** Begin Available data **
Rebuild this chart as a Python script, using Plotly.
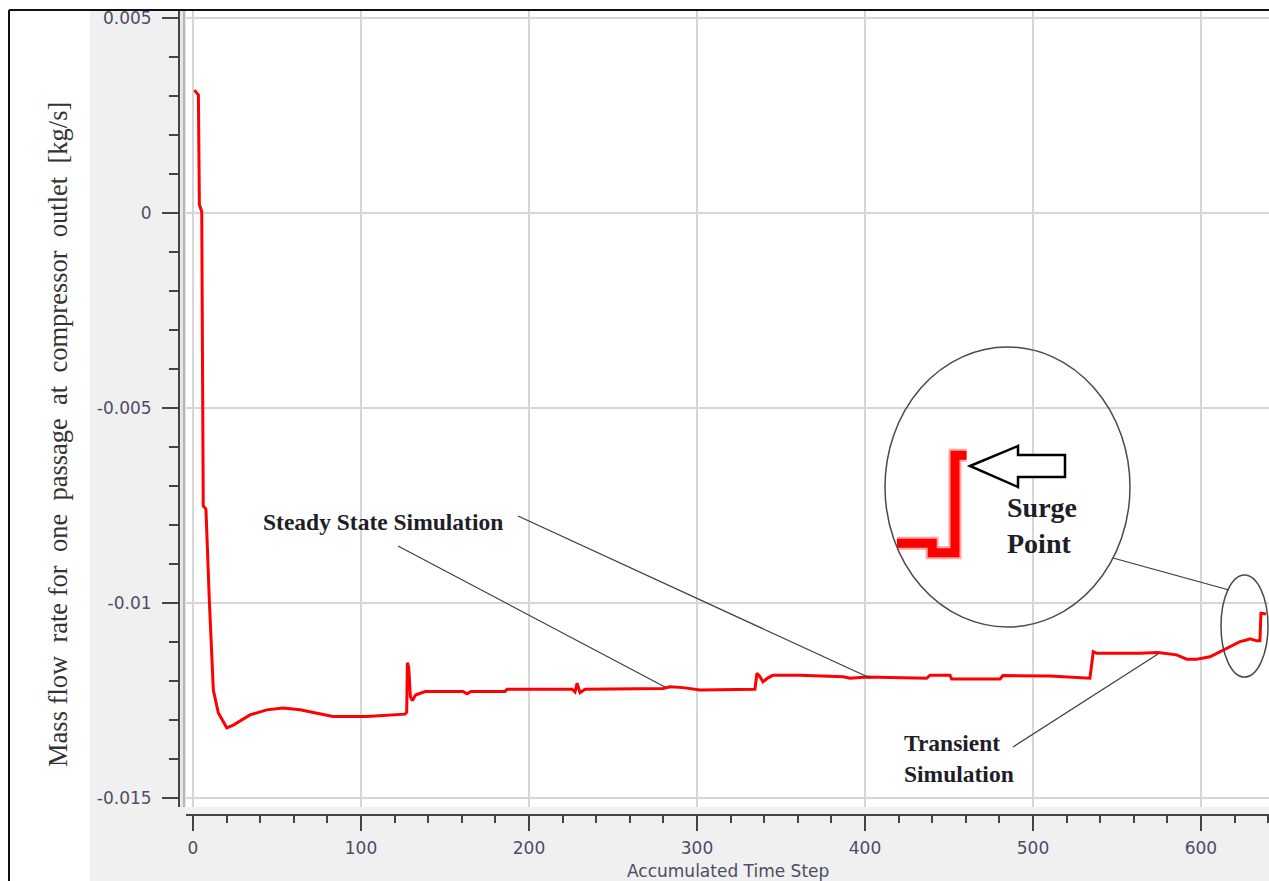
import plotly.graph_objects as go

# ---- data -------------------------------------------------------------
time_step = [0.8, 2.2, 3.2, 3.8, 5.2, 6.1, 7.7, 9.7, 12.1, 15.1, 20.1, 24.0,
             33.9, 43.9, 53.6, 63.7, 73.6, 83.3, 103.4, 123.2, 126.2, 127.2,
             127.6, 128.4, 129.4, 130.6, 132.5, 138.1, 160.7, 163.1, 165.5,
             185.7, 187.0, 225.6, 227.4, 228.6, 230.4, 233.3, 279.8, 284.0,
             291.7, 301.8, 334.5, 335.7, 337.5, 339.3, 342.3, 345.2, 361.3,
             387.1, 391.1, 401.0, 436.7, 438.7, 450.6, 451.6, 480.4, 482.1,
             510.1, 533.9, 535.9, 538.1, 563.7, 574.4, 585.5, 591.5, 597.4,
             605.4, 613.1, 619.0, 623.2, 627.2, 629.2, 633.3, 635.1, 635.7,
             638.7]
mass_flow = [0.00315, 0.00306, 0.00303, 0.00021, 0.00003, -0.00751, -0.00759,
             -0.00992, -0.01223, -0.01282, -0.01320, -0.01313, -0.01287,
             -0.01274, -0.01269, -0.01274, -0.01282, -0.01291, -0.01291,
             -0.01285, -0.01285, -0.01280, -0.01153, -0.01165, -0.01240,
             -0.01250, -0.01236, -0.01227, -0.01227, -0.01233, -0.01227,
             -0.01227, -0.01221, -0.01221, -0.01228, -0.01206, -0.01230,
             -0.01221, -0.01219, -0.01215, -0.01217, -0.01223, -0.01221,
             -0.01180, -0.01189, -0.01202, -0.01192, -0.01185, -0.01185,
             -0.01189, -0.01193, -0.01190, -0.01193, -0.01185, -0.01185,
             -0.01195, -0.01195, -0.01186, -0.01187, -0.01193, -0.01125,
             -0.01129, -0.01129, -0.01127, -0.01133, -0.01144, -0.01144,
             -0.01138, -0.01121, -0.01108, -0.01099, -0.01095, -0.01092,
             -0.01097, -0.01097, -0.01026, -0.01028]

# magnified view of the last steps (surge point)
zoom_step = [626.5, 630.9, 630.9, 633.75, 633.75, 635.2]
zoom_flow = [-0.01085, -0.01085, -0.01092, -0.01092, -0.01019, -0.01019]

x_ticks = [0, 100, 200, 300, 400, 500, 600]
y_ticks = [-0.015, -0.01, -0.005, 0, 0.005]
y_tick_text = ["-0.015", "-0.01", "-0.005", "0", "0.005"]

# ---- figure geometry (pixels) -----------------------------------------
W, H = 1269, 881


def fx(p):
    return p / W


def fy(p):
    return 1 - p / H


TICK_FONT = dict(family="DejaVu Sans", size=17, color="#4d4d66")
SERIF_B = "Liberation Serif"

fig = go.Figure()
fig.add_trace(go.Scatter(x=time_step, y=mass_flow, mode="lines",
                         line=dict(color="#ff0000", width=3),
                         showlegend=False, hoverinfo="skip"))
# inset trace: soft halo + solid core
fig.add_trace(go.Scatter(x=zoom_step, y=zoom_flow, mode="lines",
                         line=dict(color="rgba(255,0,0,0.35)", width=13),
                         xaxis="x2", yaxis="y2", showlegend=False,
                         hoverinfo="skip"))
fig.add_trace(go.Scatter(x=zoom_step, y=zoom_flow, mode="lines",
                         line=dict(color="#ff0000", width=9),
                         xaxis="x2", yaxis="y2", showlegend=False,
                         hoverinfo="skip"))

axis_common = dict(showgrid=True, gridcolor="#d6d6d6", gridwidth=1.5,
                   zeroline=False, showline=True, linecolor="#444444",
                   linewidth=2, ticks="outside", tickcolor="#444444",
                   tickwidth=2, tickfont=TICK_FONT, automargin=False,
                   anchor="free")

fig.update_layout(
    width=W, height=H,
    margin=dict(l=0, r=0, t=0, b=0, pad=0),
    paper_bgcolor="#f0f0f0",
    plot_bgcolor="#ffffff",
    xaxis=dict(domain=[fx(186), 1.0], range=[-4.17, 640.5],
               position=fy(815), tickmode="array", tickvals=x_ticks,
               ticklen=15, ticklabelstandoff=3,
               minor=dict(tickmode="linear", tick0=0, dtick=20, ticklen=7,
                          tickcolor="#444444", tickwidth=2, ticks="outside",
                          showgrid=False),
               **axis_common),
    yaxis=dict(domain=[fy(807), fy(11)], range=[-0.015231, 0.005179],
               position=fx(179), tickmode="array", tickvals=y_ticks,
               ticktext=y_tick_text, ticklen=16, ticklabelstandoff=7,
               minor=dict(tickmode="linear", tick0=0, dtick=0.001,
                          ticklen=9, tickcolor="#444444", tickwidth=2,
                          ticks="outside", showgrid=False),
               **axis_common),
    xaxis2=dict(domain=[fx(885), fx(985)], range=[625, 637.5],
                anchor="y2", visible=False),
    yaxis2=dict(domain=[fy(570), fy(430)], range=[-0.01105, -0.01000],
                anchor="x2", visible=False),
)

shapes = []
# white surround and outer frame
shapes.append(dict(type="rect", xref="paper", yref="paper", x0=0, x1=fx(90),
                   y0=0, y1=1, fillcolor="#ffffff", line_width=0,
                   layer="below"))
shapes.append(dict(type="rect", xref="paper", yref="paper", x0=0, x1=1,
                   y0=fy(10), y1=1, fillcolor="#ffffff", line_width=0,
                   layer="below"))
shapes.append(dict(type="line", xref="paper", yref="paper", x0=fx(9),
                   x1=1, y0=fy(10), y1=fy(10),
                   line=dict(color="#111111", width=2)))
shapes.append(dict(type="line", xref="paper", yref="paper", x0=fx(9),
                   x1=fx(9), y0=0, y1=fy(10),
                   line=dict(color="#111111", width=2)))
# double frame strip beside the value axis
shapes.append(dict(type="rect", xref="paper", yref="paper", x0=fx(180.5),
                   x1=fx(186), y0=fy(807), y1=fy(11), fillcolor="#e4e4e4",
                   line_width=0))
shapes.append(dict(type="line", xref="paper", yref="paper", x0=fx(184),
                   x1=fx(184), y0=fy(807), y1=fy(11),
                   line=dict(color="#a8a8a8", width=1.5)))

# callout ellipses
shapes.append(dict(type="circle", xref="paper", yref="paper",
                   x0=fx(885), x1=fx(1130), y0=fy(627), y1=fy(347),
                   line=dict(color="#4a4a4a", width=1.5)))
shapes.append(dict(type="circle", xref="paper", yref="paper",
                   x0=fx(1221), x1=fx(1268), y0=fy(677), y1=fy(575),
                   line=dict(color="#4a4a4a", width=1.5)))

# leader lines
leaders = [((398, 546), (665, 687)),
           ((518, 516), (870, 678)),
           ((1013, 747), (1158, 654)),
           ((1113, 558), (1229, 590))]
for (xa, ya), (xb, yb) in leaders:
    shapes.append(dict(type="line", xref="paper", yref="paper",
                       x0=fx(xa), y0=fy(ya), x1=fx(xb), y1=fy(yb),
                       line=dict(color="#3c3c3c", width=1.2)))

# hollow arrow pointing at the surge point
arrow_pts = [(970, 466), (1018, 446), (1018, 455), (1065, 455), (1065, 477),
             (1018, 477), (1018, 487)]
path = "M " + " L ".join(f"{fx(a):.5f},{fy(b):.5f}" for a, b in arrow_pts) + " Z"
shapes.append(dict(type="path", xref="paper", yref="paper", path=path,
                   fillcolor="#ffffff", line=dict(color="#000000", width=2.5)))

fig.update_layout(shapes=shapes)

annotations = [
    dict(text="Steady State Simulation", x=fx(383), y=fy(522),
         font=dict(family=SERIF_B, size=23.5, color="#1e1e28")),
    dict(text="Transient<br>Simulation", x=fx(902), y=fy(758),
         xanchor="left", align="left",
         font=dict(family=SERIF_B, size=23.5, color="#1e1e28")),
    dict(text="Surge<br>Point", x=fx(1005), y=fy(525),
         xanchor="left", align="left",
         font=dict(family=SERIF_B, size=28, color="#1e1e28")),
    dict(text="Accumulated Time Step", x=fx(728), y=fy(871),
         font=dict(family="DejaVu Sans", size=17, color="#4d4d66")),
    dict(text="Mass flow\u00a0 rate for\u00a0 one\u00a0 passage\u00a0 at\u00a0 "
              "compressor\u00a0 outlet\u00a0 [kg/s]",
         x=fx(58), y=fy(435), textangle=-90,
         font=dict(family="Liberation Serif", size=26.5, color="#333333")),
]
for a in annotations:
    a.setdefault("xanchor", "center")
    a.update(xref="paper", yref="paper", yanchor="middle", showarrow=False)
fig.update_layout(annotations=annotations)

# bold weight for the serif callout labels
for a in fig.layout.annotations[:3]:
    a.font.weight = "bold"

fig.write_html("out.html")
** End Available data **
● **Given request**
Leave the pictures out and please restate exactly the lines running from the start of the material through the one with "import plotly.graph_objects as go".

● **Solution**
Rebuild this chart as a Python script, using Plotly.
import plotly.graph_objects as go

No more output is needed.